Yes, those of you familiar with real life sci-fi cults (or just acquainted with internet lore) may well recognize not only that town but those very streets as hosting the world headquarters of the Church of Scientology. There's an old bank building on the diagonal corner from this coffee shop that's labeled "The Clearwater Building" and has a big Church of Scientology engraved across its top. Sitting here looking out the window, I'd guess that 80-90% of the pedestrians have been Scientologists. It's not a crowded street scene like a downtown business day, but it's far from deserted--usually I can see one to two dozen people outside purposefully striding the sidewalks.
"Wait," you may be saying, "how can you tell they're Scientologists? Do they have uniforms?" Well, yes. All in dark business slacks, blouses and shirts all white or blue (I suspect the colors signify groups). The women wear scarves; the men wear neckties. The scarves and neckties are one of a few different patterns. This makes all of them look businesslike (in a door-to-door missionary "Have you heard about L. Ron Hubbard?" kind of way) and, particularly for the women, slightly nautical. All of them have keys on rings on a belt loop and I believe all of them have pagers.
It is as if a thousand LDS missionaries had gone dot-com.
Every so often a renegade wanders past--a guy with no necktie, and a few people in polo shirts (when I came in the Starbucks someone with a "Flag" polo shirt was leaving, referring to the Scientology "Flag Service Organization," and I think I saw another polo shirt with an "Org" logo I didn't quite catch).
I have an irrational temptation to stand up and loudly say, "So, who here's a Scientologist?" I suspect this is my friend J.'s fault, somehow; he has a peculiar drive to look at--not just glance at, but spend hours digging through--things he finds worthy of mocking, from Scientology to UFO conspiracy theorists to fundamentalist Christians. (I understand the desire to learn about things one might disagree with, but doing it with the seeming goal of working yourself into a frothing rant--even if you think of it as mocking your "opponent"--isn't something I've ever been too enchanted by.)

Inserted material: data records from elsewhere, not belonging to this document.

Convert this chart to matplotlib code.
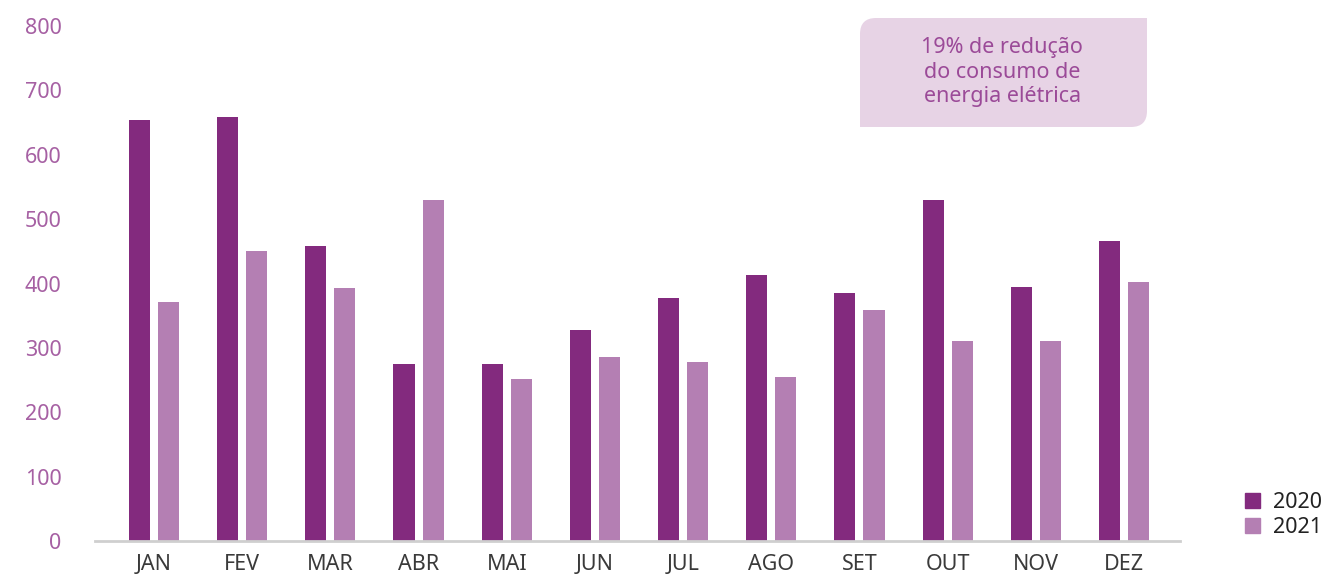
import numpy as np
import matplotlib
matplotlib.use("Agg")
from matplotlib import pyplot as plt
from matplotlib.path import Path
from matplotlib.patches import PathPatch, Patch

plt.rcParams['font.family'] = ['Noto Sans', 'DejaVu Sans']

# Monthly values
months = ["JAN", "FEV", "MAR", "ABR", "MAI", "JUN", "JUL", "AGO", "SET", "OUT", "NOV", "DEZ"]
values_2020 = [654, 658, 458, 275, 275, 328, 377, 413, 385, 530, 394, 466]
values_2021 = [371, 450, 393, 530, 252, 286, 278, 255, 359, 311, 311, 402]
series_labels = ["2020", "2021"]
y_ticks = [0, 100, 200, 300, 400, 500, 600, 700, 800]
note_text = "19% de redução\ndo consumo de\nenergia elétrica"

dark = "#832a7e"
light = "#b47fb3"

fig = plt.figure(figsize=(13.26, 5.77), dpi=100)
W, H = 1326, 577
ax = fig.add_axes([95 / W, 1 - 541 / H, (1180 - 95) / W, (541 - 26) / H])

x = np.arange(len(months))
w = 0.24
off = 0.165
ax.bar(x - off, values_2020, width=w, color=dark)
ax.bar(x + off, values_2021, width=w, color=light)

ax.set_xlim(-0.669, 11.635)
ax.set_ylim(0, 800)
ax.set_yticks(y_ticks)
ax.set_xticks(x)
ax.set_xticklabels(months)

for s in ["top", "right", "left"]:
    ax.spines[s].set_visible(False)
ax.spines["bottom"].set_color("#cfcfcf")
ax.spines["bottom"].set_linewidth(2)
ax.tick_params(axis="y", length=0, pad=24, labelsize=15.5, labelcolor="#a660a3")
ax.tick_params(axis="x", length=0, pad=9, labelsize=15.5, labelcolor="#3a3a3a")

# Note box with two rounded corners (top-left, bottom-right), in pixel coords
x0, x1 = 860 / W, 1147 / W
y1, y0 = 1 - 18 / H, 1 - 127 / H
rx, ry = 16 / W, 16 / H
verts = [
    (x0, y0), (x1 - rx, y0), (x1, y0), (x1, y0 + ry),
    (x1, y1), (x0 + rx, y1), (x0, y1), (x0, y1 - ry), (x0, y0),
]
codes = [Path.MOVETO, Path.LINETO, Path.CURVE3, Path.CURVE3,
         Path.LINETO, Path.LINETO, Path.CURVE3, Path.CURVE3, Path.CLOSEPOLY]
fig.patches.append(PathPatch(Path(verts, codes), transform=fig.transFigure,
                             facecolor="#e7d3e5", edgecolor="none"))
fig.text((x0 + x1) / 2 - 0.001, 1 - 72 / H, note_text, ha="center", va="center",
         fontsize=15.5, color="#9b4a98", linespacing=1.22)

handles = [Patch(color=dark), Patch(color=light)]
fig.legend(handles, series_labels, loc="lower left",
           bbox_to_anchor=(1230 / W, 1 - 553 / H), frameon=False,
           fontsize=15.5, handlelength=0.7, handleheight=0.7,
           handletextpad=0.6, labelspacing=0.2, borderpad=0.2,
           labelcolor="#222222")

fig.savefig("out.png", dpi=100)
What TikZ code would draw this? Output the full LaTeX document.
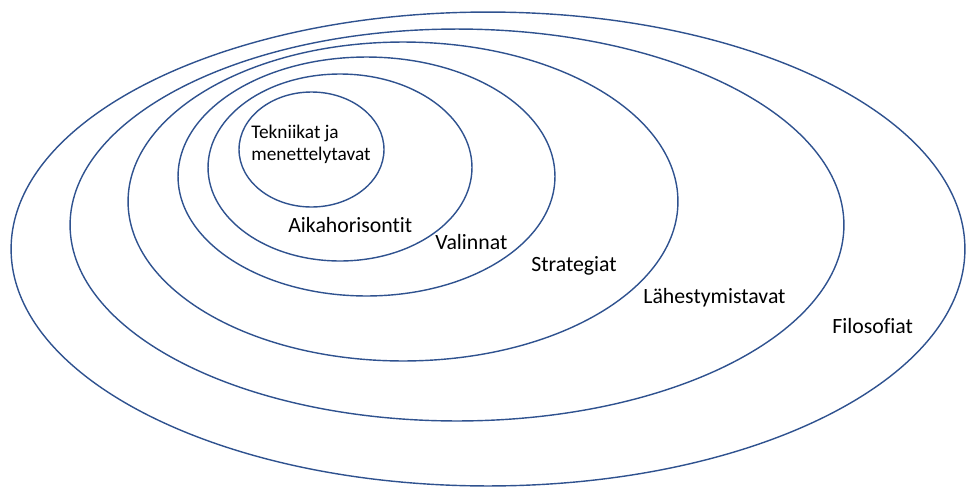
\documentclass[tikz,border=0pt]{standalone}
\usepackage{fontspec}
\setmainfont[Ligatures={NoCommon}]{Carlito}
\usetikzlibrary{shapes.geometric}
\definecolor{ringblue}{HTML}{2F528F}

\begin{document}
\begin{tikzpicture}[x=0.02cm,y=-0.02cm,
 ring/.style={draw=ringblue,line width=0.8pt,ellipse,inner sep=0pt},
 lbl/.style={anchor=base west,inner sep=0pt,font=\fontsize{12.4}{15}\selectfont}]
\useasboundingbox (0,0) rectangle (966,487);
\node[ring,minimum width=19.08cm,minimum height=9.48cm] (filo) at (488,249) {};
\node[ring,minimum width=15.48cm,minimum height=7.84cm] (lahe) at (457,225) {};
\node[ring,minimum width=11.0cm,minimum height=6.38cm] (strat) at (403,201.5) {};
\node[ring,minimum width=7.54cm,minimum height=4.78cm] (vali) at (366.5,176.5) {};
\node[ring,minimum width=5.28cm,minimum height=3.74cm] (aika) at (340,167.5) {};
\node[ring,minimum width=2.9cm,minimum height=2.3cm] (tekn) at (311.5,149.5) {};

\node[anchor=north west,inner sep=0pt,align=left,font=\fontsize{11}{12.5}\selectfont] (teknlbl) at (251,124.5) {Tekniikat ja\\menettelytavat};
\node[lbl] (aikalbl) at (288,232) {Aikahorisontit};
\node[lbl] (valilbl) at (435,249) {Valinnat};
\node[lbl] (stratlbl) at (531,271.5) {Strategiat};
\node[lbl] (lahelbl) at (643,303) {Lähestymistavat};
\node[lbl] (filolbl) at (832,333) {Filosofiat};
\end{tikzpicture}
\end{document}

So, anyway. I've spent the afternoon wandering about South Tampa looking at more potential apartment sites--this time without touring them, since they're older ones, not from management chains, and will require setting up an appointment to view. I also looked at another one in Palm Harbor, a sprawling, wooded complex called "Country Place" that reminds me of some of the vacation villas at Walt Disney World (usually a good sign in my book).
"Wait," you may say again, "haven't you already written--interminably--about NetPoodles' poor financial health and how you shouldn't be making any long-range commitments like, oh, another lease?"
Yep, guilty. But I've considered that if I'm going to stay in this area, moving to a more central location than where I am now makes sense no matter what--unless I get a job in Brandon or in the "New Tampa" area (the northeast corner of the county, directly north of where Brandon is), which is quite unlikely in my fields, I'm going to to cut down on my commute to virtually anywhere by moving westward.
And the honest reason for being hesitant isn't financial, I know. I want to feel like I can leap off to some other part of the country at a moment's notice if a job I want pops up.
Two years ago that seemed like a real possibility, but now it seems like a pipe dream. The chances of me remaining in Tampa through 2002 seem increasingly high; I don't have the money to just move somewhere else and find a job, the way some friends have done successfully (and some friends have tried to do and failed, a reminder that doing so is much easier said than done).
So the question, I suppose, becomes: if I move from where I am, do I want to move to a place that provides at least a credible illusion of a quiet country retreat, or do I want to move to a pedestrian-friendly urban pad in South Tampa (or a credible illusion of one of those, like West Park Village)? Is a charming seaside Pinellas village like Dunedin too far east to be a good choice?
And is telecommuting from Big Sur really out of the question? Yeah, I know.
Postscript: I returned home and picked up a few days' worth of mail, including a postcard from O'Reilly acknowledging the receipt of my resumé--probably the physical copy I sent after the e-mail one. For some reason this makes me more melancholy than cheerful, but I suppose I can't give up until the 30 days are really past--the end of this month.